Code that draws figures
--- BEGIN ---
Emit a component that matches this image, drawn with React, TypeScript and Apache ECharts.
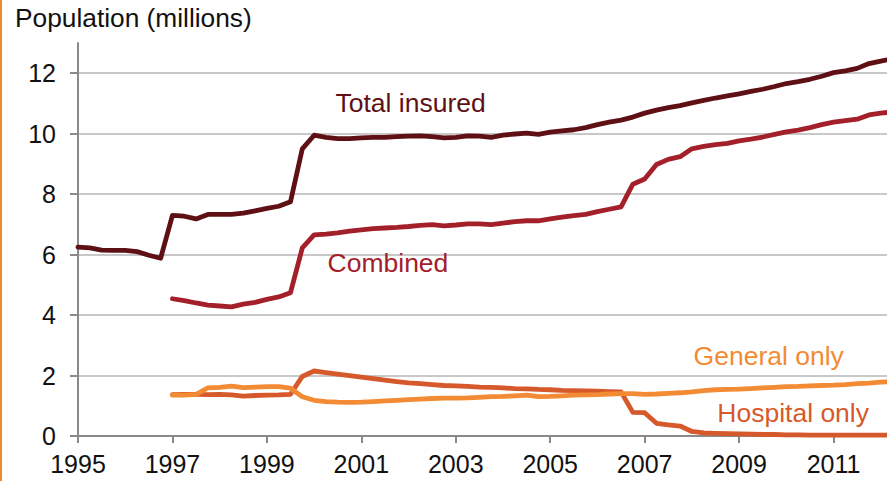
import React, { useEffect, useRef } from "react";
import * as echarts from "echarts";

// Quarterly categories, 1995 Q1 .. 2013 Q1
const years = [1995, 1996, 1997, 1998, 1999, 2000, 2001, 2002, 2003, 2004, 2005, 2006, 2007, 2008, 2009, 2010, 2011, 2012, 2013];
const quarterNames = ["Q1", "Q2", "Q3", "Q4"];
const categories = years.flatMap((y) => quarterNames.map((q) => `${y} ${q}`)).slice(0, 73);

const yTicks = [0, 2, 4, 6, 8, 10, 12];

// Values (millions), quarterly from 1995 Q1
const totalInsured = [
  6.25, 6.22, 6.15, 6.14, 6.14, 6.10, 5.98, 5.88,
  7.30, 7.27, 7.18, 7.33, 7.33, 7.33, 7.37, 7.45, 7.53, 7.60, 7.75,
  9.50, 9.95, 9.88, 9.84, 9.84, 9.86, 9.88, 9.88, 9.90, 9.92, 9.93, 9.90, 9.86, 9.88, 9.93, 9.92, 9.88, 9.95, 9.99, 10.02, 9.98, 10.05, 10.09, 10.13, 10.20, 10.30, 10.38, 10.45,
  10.55, 10.68, 10.78, 10.86, 10.93, 11.02, 11.10, 11.18, 11.25, 11.32, 11.40, 11.47, 11.56, 11.66, 11.72, 11.80, 11.90, 12.02, 12.08, 12.16, 12.32, 12.40, 12.48,
];

const combined = [
  null, null, null, null, null, null, null, null,
  4.54, 4.48, 4.40, 4.33, 4.30, 4.27, 4.36, 4.42, 4.52, 4.60, 4.74,
  6.22, 6.65, 6.68, 6.72, 6.78, 6.82, 6.86, 6.88, 6.90, 6.93, 6.97, 6.99, 6.95, 6.98, 7.02, 7.02, 6.99, 7.04, 7.09, 7.12, 7.12, 7.18, 7.24, 7.29, 7.33, 7.42, 7.50, 7.58,
  8.33, 8.50, 8.98, 9.15, 9.24, 9.50, 9.58, 9.64, 9.68, 9.76, 9.82, 9.89, 9.98, 10.06, 10.12, 10.20, 10.30, 10.38, 10.43, 10.48, 10.62, 10.68, 10.72,
];

const hospitalOnly = [
  null, null, null, null, null, null, null, null,
  1.37, 1.38, 1.38, 1.37, 1.38, 1.36, 1.32, 1.34, 1.35, 1.36, 1.38,
  1.97, 2.15, 2.10, 2.05, 2.00, 1.95, 1.90, 1.85, 1.80, 1.76, 1.73, 1.70, 1.67, 1.66, 1.64, 1.62, 1.61, 1.59, 1.57, 1.56, 1.54, 1.53, 1.51, 1.50, 1.49, 1.48, 1.47, 1.46,
  0.78, 0.77, 0.42, 0.37, 0.33, 0.15, 0.10, 0.09, 0.08, 0.07, 0.06, 0.05, 0.05, 0.04, 0.04, 0.03, 0.03, 0.03, 0.03, 0.03, 0.03, 0.03, 0.03,
];

const generalOnly = [
  null, null, null, null, null, null, null, null,
  1.35, 1.35, 1.38, 1.59, 1.61, 1.65, 1.60, 1.62, 1.63, 1.63, 1.58,
  1.30, 1.18, 1.14, 1.12, 1.11, 1.12, 1.14, 1.16, 1.18, 1.20, 1.22, 1.24, 1.25, 1.25, 1.26, 1.28, 1.30, 1.31, 1.33, 1.35, 1.30, 1.31, 1.33, 1.35, 1.36, 1.37, 1.39, 1.40,
  1.40, 1.38, 1.39, 1.41, 1.43, 1.46, 1.50, 1.53, 1.54, 1.55, 1.57, 1.59, 1.61, 1.63, 1.64, 1.66, 1.67, 1.68, 1.70, 1.73, 1.75, 1.78, 1.80,
];

const seriesNames = ["Total insured", "Combined", "Hospital only", "General only"];
const seriesColors = ["#5e1015", "#a3202a", "#d6592b", "#f28b33"];
// label anchor: [category index, value]
const labelAnchors: [number, number][] = [
  [28, 11.0],
  [26, 5.71],
  [61, 0.76],
  [58, 2.64],
];

const FONT = "'Liberation Sans', Arial, Helvetica, sans-serif";

export default function App() {
  const ref = useRef<HTMLDivElement>(null);

  useEffect(() => {
    if (!ref.current) return;
    const chart = echarts.init(ref.current, undefined, { renderer: "svg" });
    const axisGray = "#8a8a8a";
    const dataSets = [totalInsured, combined, hospitalOnly, generalOnly];
    const labelOffsets: [number, number][] = [[2, 0], [3, 0], [-5, 0], [6, 0]];
    const showTick = (i: number) => i % 8 === 0 && i < 72;

    const option: any = {
      animation: false,
      backgroundColor: "#ffffff",
      title: {
        text: "Population (millions)",
        left: 15,
        top: 5,
        padding: 0,
        textStyle: { fontFamily: FONT, fontSize: 26.3, fontWeight: "normal", color: "#111111" },
      },
      grid: { left: 78, right: 12, top: 43, bottom: 45, containLabel: false, outerBoundsMode: "none" },
      xAxis: {
        type: "category",
        data: categories,
        boundaryGap: false,
        axisLine: { show: true, lineStyle: { color: axisGray, width: 2 } },
        axisTick: {
          show: true,
          length: 7,
          interval: showTick,
          lineStyle: { color: axisGray, width: 2 },
        },
        axisLabel: {
          interval: showTick,
          formatter: (v: string) => v.slice(0, 4),
          margin: 15,
          fontSize: 25,
          fontFamily: FONT,
          color: "#111111",
        },
        splitLine: { show: false },
      },
      yAxis: {
        type: "value",
        min: 0,
        max: 13,
        interval: 2,
        axisLine: { show: true, lineStyle: { color: axisGray, width: 2 } },
        axisTick: {
          show: true,
          length: 8,
          customValues: yTicks,
          lineStyle: { color: axisGray, width: 2 },
        },
        axisLabel: {
          customValues: yTicks,
          margin: 22,
          fontSize: 25,
          fontFamily: FONT,
          color: "#111111",
        },
        splitLine: { show: true, lineStyle: { color: "#c8c8c8", width: 2 } },
      },
      series: seriesNames.map((name, k) => ({
        name,
        type: "line",
        data: dataSets[k],
        symbol: "none",
        connectNulls: false,
        lineStyle: { color: seriesColors[k], width: 4.8, join: "round", cap: "round" },
        itemStyle: { color: seriesColors[k] },
        z: 2 + k,
        markPoint: {
          symbol: "circle",
          symbolSize: 0,
          silent: true,
          label: {
            show: true,
            position: "inside",
            formatter: name,
            offset: labelOffsets[k],
            fontSize: 26.5,
            fontFamily: FONT,
            color: seriesColors[k],
          },
          data: [{ coord: labelAnchors[k], value: name }],
        },
      })),
    };
    chart.setOption(option);
    return () => chart.dispose();
  }, []);

  return (
    <div
      style={{
        position: "fixed",
        left: 0,
        top: 0,
        width: 887,
        height: 481,
        overflow: "hidden",
        background: "#ffffff",
      }}
    >
      <div ref={ref} style={{ width: 940, height: 481 }} />
      <div
        style={{
          position: "absolute",
          left: 0,
          top: 0,
          width: 2,
          height: 481,
          background: "#f08a30",
        }}
      />
    </div>
  );
}
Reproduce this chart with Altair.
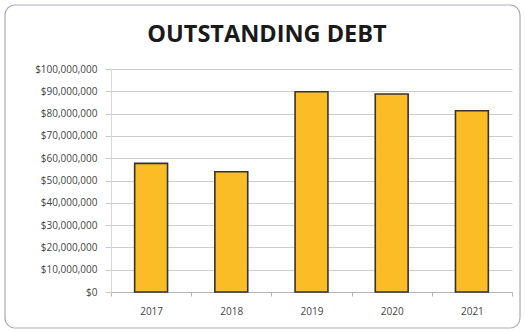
import altair as alt
import pandas as pd

title_text = "OUTSTANDING DEBT"
years = ["2017", "2018", "2019", "2020", "2021"]
debt = [57700000, 53900000, 89800000, 88800000, 81300000]

df = pd.DataFrame({"year": years, "debt": debt})

W, H = 401, 223
one = pd.DataFrame({"a": [0]})

border = alt.Chart(one).mark_rect(
    fill="white", fillOpacity=0, stroke="#a9abbd", strokeWidth=1.2,
    cornerRadius=10, clip=False
).encode(
    x=alt.value(-106), x2=alt.value(W + 8), y=alt.value(-64), y2=alt.value(H + 36)
)

title = alt.Chart(one).mark_text(
    font="Open Sans", fontSize=23.5, fontWeight="bold", color="#1a1a1a",
    baseline="alphabetic", align="center", clip=False
).encode(
    x=alt.value(156), y=alt.value(-27), text=alt.value(title_text)
)

bars = alt.Chart(df).mark_bar(
    color="#FBBD26", stroke="#35332e", strokeWidth=1.6,
    width=alt.RelativeBandSize(0.41)
).encode(
    x=alt.X("year:N", sort=years, title=None,
            scale=alt.Scale(paddingInner=0, paddingOuter=0),
            axis=alt.Axis(labelAngle=0, labelFont="Open Sans", labelFontSize=10,
                          labelColor="#444444", labelPadding=10, tickBand="extent",
                          tickColor="#b5b5b5", domainColor="#b5b5b5", tickSize=4,
                          grid=False)),
    y=alt.Y("debt:Q", title=None,
            scale=alt.Scale(domain=[0, 100000000], nice=False),
            axis=alt.Axis(values=list(range(0, 100000001, 10000000)),
                          format="$,.0f", labelFont="Open Sans", labelFontSize=10,
                          labelColor="#444444", labelPadding=8, tickSize=6,
                          tickColor="#c8c8c8", domain=True, domainColor="#d8d8d8",
                          gridColor="#cccccc", gridWidth=1.2)),
)

chart = alt.layer(border, title, bars).properties(
    width=W, height=H,
    autosize=alt.AutoSizeParams(type="none"),
    padding={"left": 111, "top": 69, "right": 13, "bottom": 41},
).configure_view(stroke=None)

chart.save("out.html", embed_options={"renderer": "svg", "actions": False})
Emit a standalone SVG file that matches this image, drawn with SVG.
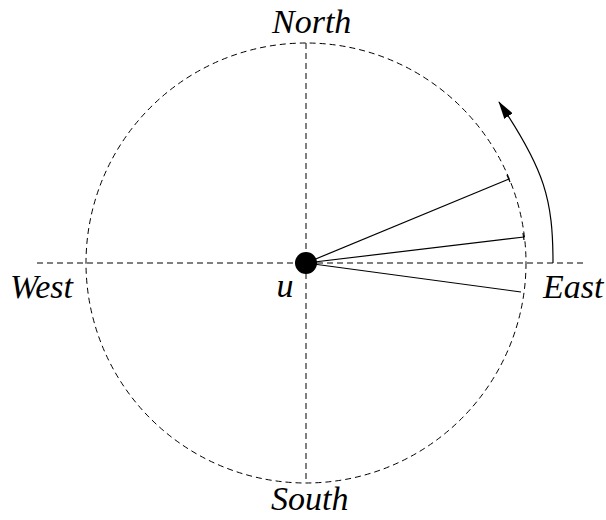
<svg xmlns="http://www.w3.org/2000/svg" width="606" height="520" viewBox="0 0 606 520">
<style>
.d{fill:none;stroke:#000;stroke-width:1;stroke-dasharray:6,4}
.s{fill:none;stroke:#000;stroke-width:1.2}
</style>
<defs>
<marker id="ah" markerWidth="18" markerHeight="10" refX="17" refY="5" orient="auto" markerUnits="userSpaceOnUse">
<path d="M0,0 L18,5 L0,10 Z" fill="#000"/>
</marker>
</defs>
<g id="compass">
<circle class="d" cx="306" cy="263" r="220"/>
<line class="d" x1="37" y1="263" x2="587" y2="263"/>
<line class="d" x1="306" y1="43" x2="306" y2="483"/>
</g>
<g id="connectors">
<line class="s" x1="306" y1="263" x2="509" y2="179"/>
<line class="s" x1="507" y1="175" x2="510" y2="182"/>
<line class="s" x1="306" y1="263" x2="524" y2="237"/>
<line class="s" x1="523" y1="233" x2="524" y2="240"/>
<line class="s" x1="306" y1="263" x2="521" y2="292"/>
<path class="s" d="M553,263 C553,200 545,170 499,102" marker-end="url(#ah)"/>
</g>
<g font-family="Liberation Serif, serif" font-style="italic" font-size="34" fill="#000">
<g id="u">
<circle cx="306" cy="263" r="11" fill="#000"/>
<text x="285" y="297" text-anchor="middle">u</text>
</g>
<g id="north"><text x="272" y="33">North</text></g>
<g id="south"><text x="271" y="510">South</text></g>
<g id="west"><text x="10" y="298">West</text></g>
<g id="east"><text x="543" y="298">East</text></g>
</g>
</svg>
--- END ---
__Directions for this task__:
Reproduce the records above from their first line to the line bearing "import * as", both ends included, leaving every picture out.

__Worked solution__:
Emit a component that matches this image, drawn with React, TypeScript and Apache ECharts.
import React, { useEffect, useRef } from "react";
import * as echarts from "echarts";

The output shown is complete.